Although all teenagers, male or female, should be given adult tasks within the home or outside of it, a teenaged female’s ability to be a mother is probably not helped all that much by waiting until she is 25. However, a provider male’s ability would be.
Regardless, I thank you for pointing out that adolescence is a marketing ploy.
The irony here is that teenagers are being infantilized for longer periods of time yet they are also being sexualized at much younger ages. This creates an interesting dynamic where they are making adult decisions i.e. sexual intercourse but they are resolved of responsibility i.e. welfare (and often celebrated as being heroic) when giving birth to illegitimate children.
Great post, linked your article here at my place.

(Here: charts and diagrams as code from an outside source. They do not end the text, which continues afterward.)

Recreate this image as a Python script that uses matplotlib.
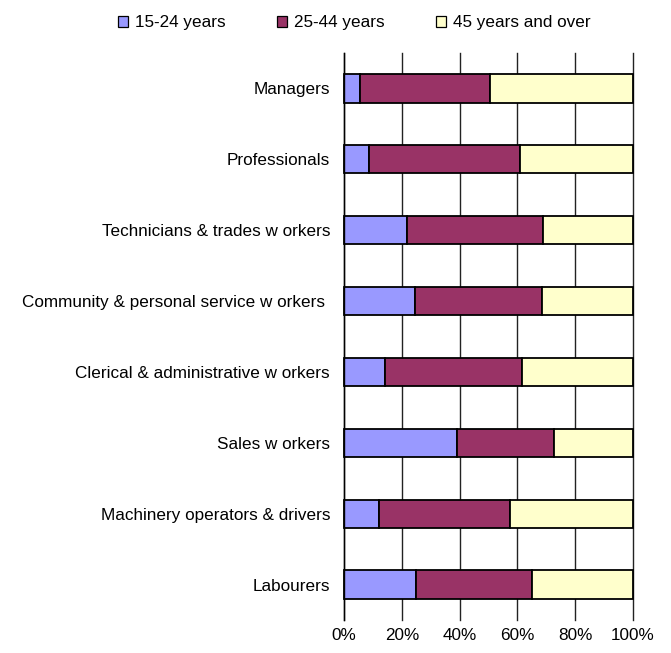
import matplotlib.pyplot as plt
import numpy as np
from matplotlib.patches import Patch

plt.rcParams['font.family'] = ['Liberation Sans', 'DejaVu Sans']

occupations = ['Managers', 'Professionals', 'Technicians & trades w orkers',
               'Community & personal service w orkers ', 'Clerical & administrative w orkers',
               'Sales w orkers', 'Machinery operators & drivers', 'Labourers']
age_15_24 = [5.7, 8.6, 21.8, 24.7, 14.2, 39.2, 12.1, 24.9]
age_25_44 = [44.8, 52.4, 47.1, 43.7, 47.4, 33.3, 45.5, 40.1]
age_45_over = [100 - a - b for a, b in zip(age_15_24, age_25_44)]
series_names = ['15-24 years', '25-44 years', '45 years and over']
colors = ['#9999FF', '#993366', '#FFFFCC']
x_ticks = [0, 20, 40, 60, 80, 100]

fig = plt.figure(figsize=(6.71, 6.53), dpi=100)
ax = fig.add_axes([344 / 671, 33 / 653, 289 / 671, 567 / 653])

y = np.arange(len(occupations))
left = np.zeros(len(occupations))
for vals, c in zip([age_15_24, age_25_44, age_45_over], colors):
    ax.barh(y, vals, left=left, height=0.4, color=c, edgecolor='black',
            linewidth=1.3, zorder=3, clip_on=False)
    left = left + np.array(vals)

ax.set_ylim(len(occupations) - 0.5, -0.5)
ax.set_xlim(0, 100)
ax.set_yticks(y)
ax.set_yticklabels(occupations, fontsize=12.3)
ax.set_xticks(x_ticks)
ax.set_xticklabels([f'{t}%' for t in x_ticks], fontsize=12.3)
ax.tick_params(axis='x', length=0, pad=6)
ax.tick_params(axis='y', length=0, pad=10)
ax.xaxis.grid(True, color='#222222', linewidth=1.0, zorder=0, clip_on=False)
for gl in ax.get_xgridlines():
    gl.set_clip_on(False)
for s in ['top', 'right', 'bottom']:
    ax.spines[s].set_visible(False)
ax.spines['left'].set_color('black')
ax.spines['left'].set_linewidth(1.0)
ax.spines['left'].set_zorder(4)

handles = [Patch(facecolor=c, edgecolor='black', linewidth=0.9) for c in colors]
fig.legend(handles, series_names, loc='center', bbox_to_anchor=(0.528, 0.965), ncol=3,
           frameon=False, fontsize=12.3, handlelength=0.6, handleheight=0.6,
           handletextpad=0.4, columnspacing=3.0)

fig.savefig('out.png', dpi=100)
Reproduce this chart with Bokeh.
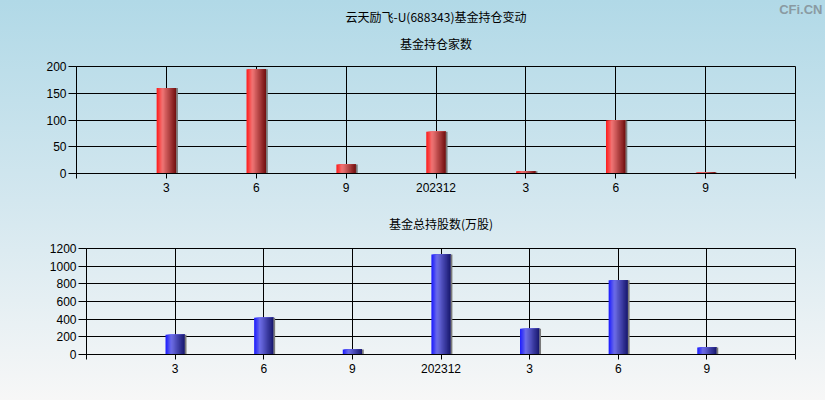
from bokeh.plotting import figure
from bokeh.layouts import column
from bokeh.models import FixedTicker, Range1d, Title
from bokeh.embed import file_html
from bokeh.resources import INLINE

# ---- data ----
tick_labels = ["3", "6", "9", "202312", "3", "6", "9"]
holders = [160, 195, 17, 78, 4, 99, 2]          # 基金持仓家数
shares = [224, 415, 56, 1133, 292, 841, 80]     # 基金总持股数(万股)
holder_ticks = [0, 50, 100, 150, 200]
share_ticks = [0, 200, 400, 600, 800, 1000, 1200]

title_main = "云天励飞-U(688343)基金持仓变动"
title_top = "基金持仓家数"
title_bottom = "基金总持股数(万股)"

CJK = "Noto Sans CJK SC"
NUM = "Liberation Sans"
W = 825


def lerp_color(stops, t):
    for (t0, c0), (t1, c1) in zip(stops, stops[1:]):
        if t0 <= t <= t1:
            f = (t - t0) / (t1 - t0) if t1 > t0 else 0
            return "#%02x%02x%02x" % tuple(int(round(a + (b - a) * f)) for a, b in zip(c0, c1))
    return "#%02x%02x%02x" % stops[-1][1]


def style_title(t, text, font, size, bold, align, standoff, color="black"):
    t.text = text
    t.text_font = font
    t.text_font_size = size
    t.text_font_style = "bold" if bold else "normal"
    t.align = align
    t.standoff = standoff
    t.text_color = color
    return t


def make_fig(values, yticks, ymax, height, left, top, bottom, stops):
    n_cat = len(values)
    p = figure(width=W, height=height, output_backend="svg", toolbar_location=None,
               x_range=Range1d(0, n_cat + 1), y_range=Range1d(0, ymax),
               min_border_left=left, min_border_right=30,
               min_border_top=top, min_border_bottom=bottom)
    p.background_fill_alpha = 0
    p.border_fill_alpha = 0
    p.outline_line_color = "black"
    p.outline_line_width = 1

    xs = list(range(1, n_cat + 1))
    # gradient bars as overlapping strips (each covers from its left edge to bar's right edge)
    bw = 0.217
    nstrip = 16
    sw = bw / nstrip
    for k in range(nstrip):
        t = (k + 0.5) / nstrip
        col = lerp_color(stops, t)
        w = bw - k * sw
        p.vbar(x=[x + bw / 2 - w / 2 for x in xs], top=values, bottom=0,
               width=w, fill_color=col, line_color=None)
    # grey shadow
    p.vbar(x=[x + bw / 2 + 0.01 for x in xs], top=values, bottom=0,
           width=0.02, fill_color="#7a7a7a", line_color=None)

    # axes
    p.xaxis.ticker = FixedTicker(ticks=list(range(0, n_cat + 2)))
    overrides = {0: "", n_cat + 1: ""}
    for i, lab in enumerate(tick_labels):
        overrides[i + 1] = lab
    p.xaxis.major_label_overrides = overrides
    p.yaxis.ticker = FixedTicker(ticks=yticks)
    for ax in (p.xaxis, p.yaxis):
        ax.axis_line_color = "black"
        ax.major_tick_line_color = "black"
        ax.minor_tick_line_color = None
        ax.major_tick_in = 0
        ax.major_label_text_font = NUM
        ax.major_label_text_font_size = "12px"
        ax.major_label_text_color = "black"
    p.xaxis.major_tick_out = 5
    p.yaxis.major_tick_out = 8
    p.yaxis.major_label_standoff = 2
    p.xaxis.major_label_standoff = 4

    p.xgrid.ticker = FixedTicker(ticks=xs)
    p.ygrid.ticker = FixedTicker(ticks=yticks)
    for g in (p.xgrid, p.ygrid):
        g.grid_line_color = "black"
        g.grid_line_width = 1
        g.grid_line_alpha = 1
        g.level = "underlay"
    return p


red_stops = [(0.0, (255, 25, 25)), (0.3, (240, 118, 118)), (1.0, (112, 14, 14))]
blue_stops = [(0.0, (25, 25, 255)), (0.3, (110, 110, 232)), (1.0, (22, 22, 108))]

p1 = make_fig(holders, holder_ticks, 200, 199, 76, 66, 26, red_stops)
p2 = make_fig(shares, share_ticks, 1200, 201, 86, 48, 46, blue_stops)

# top figure titles: figure title is outermost (watermark), appended titles stack from the frame outward
style_title(p1.title, "CFi.CN", NUM, "13px", True, "right", -9, "#8a9aa2")
p1.title.offset = -27
p1.add_layout(style_title(Title(), title_top, CJK, "12px", False, "center", 30), "above")
p1.add_layout(style_title(Title(), title_main, CJK, "12px", False, "center", -14), "above")

style_title(p2.title, title_bottom, CJK, "12px", False, "center", 30)
p2.title.vertical_align = "top"

layout = column(column(p1), column(p2), spacing=0,
                styles={"background": "linear-gradient(to bottom, #b1d9e7 0%, #d3e7ef 50%, #f7f7f7 100%)"})

open("out.html", "w").write(file_html(layout, INLINE))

Totally right on article. In your article on pedos though, there is nothing wrong with being a hebophile and finding 12 to 14 year olds attractive. In fact, according to scientific studies, men prefer the faces of 12 to 14 year olds over any other age group. You sound like you’ve read Dr. Robert Epstein’s Teen 2.0. If you haven’t, then you really need to check it out. Even according to the Bible, Paul makes it clear that there are only children and adults. God did not create adolescence…..man did.
‘Childhood versus adulthood’ does not depend on biological development. Next time, try learning neurology. “Teenagers” are rebellious because people tell them to be that way. They are given examples in the media of what a “teenager” should be feeling or acting as. Childhood depends on whether or not the brain is fully developed and matured until 25, which is why these ‘adults treated as children’ are so immature and unable to handle situations with dignity and grace.
Your argument that we should not “coddle” them is flawed in a similar manner. Children, even between the ages of 13-17, are not ready to be exposed to what adulthood “is,” hence people developing mental issues later in life due to not being treated properly for their age. Neglecting the older child’s need to play, explore, live carefree, and lean on their parents for certain things inhibits their feeling of security and may cause symptoms of childhood neglect later in life.
To reiterate/rephrase, emotional regulation is not mature until actual adulthood, a time period in which handling pressure would be more appropriate. “Teenagers” are still in a fragile mental state, much like younger children, and it is NOT the consequence of the parents’ own decisions in this case. It’s basic neurology. If you would be open-minded enough to do some research, you would find that thrusting adulthood responsibilities onto children causes stress and problems later in life.
And no, the brain does not begin to decline until about the age of 40-years-old; when it loses volume. It decline even more so around the age of 70, although that does not render someone incapable of functioning in adult society anymore, because one in their senior years has still had the experience of their mental “prime,” and may continue to display the maturity and functionality of the younger adult.
Additionally, this claim that these children are adults is problematic due to the amount of pedophiles using this to their legal advantage: preying on the older child in hopes of others, others much like you, finding it acceptable. While they may have sexual thoughts and desires, sexual intercourse and relationships are damaging to the psyche at such a young age.
Just because children are able to become pregnant and/or impregnate doesn’t mean that a child is ready to accept the responsibilities of parenthood and raising a fellow child; nor are they physically ready to give birth, as there is a certain medical risk of older children giving birth and possibly suffering possibly fatal injuries or consequences such as death during birth.
Madeline is overthinking this and doesn’t know the difference between childhood between birth and puberty and the adolescent strange. Do your research goodness gracious.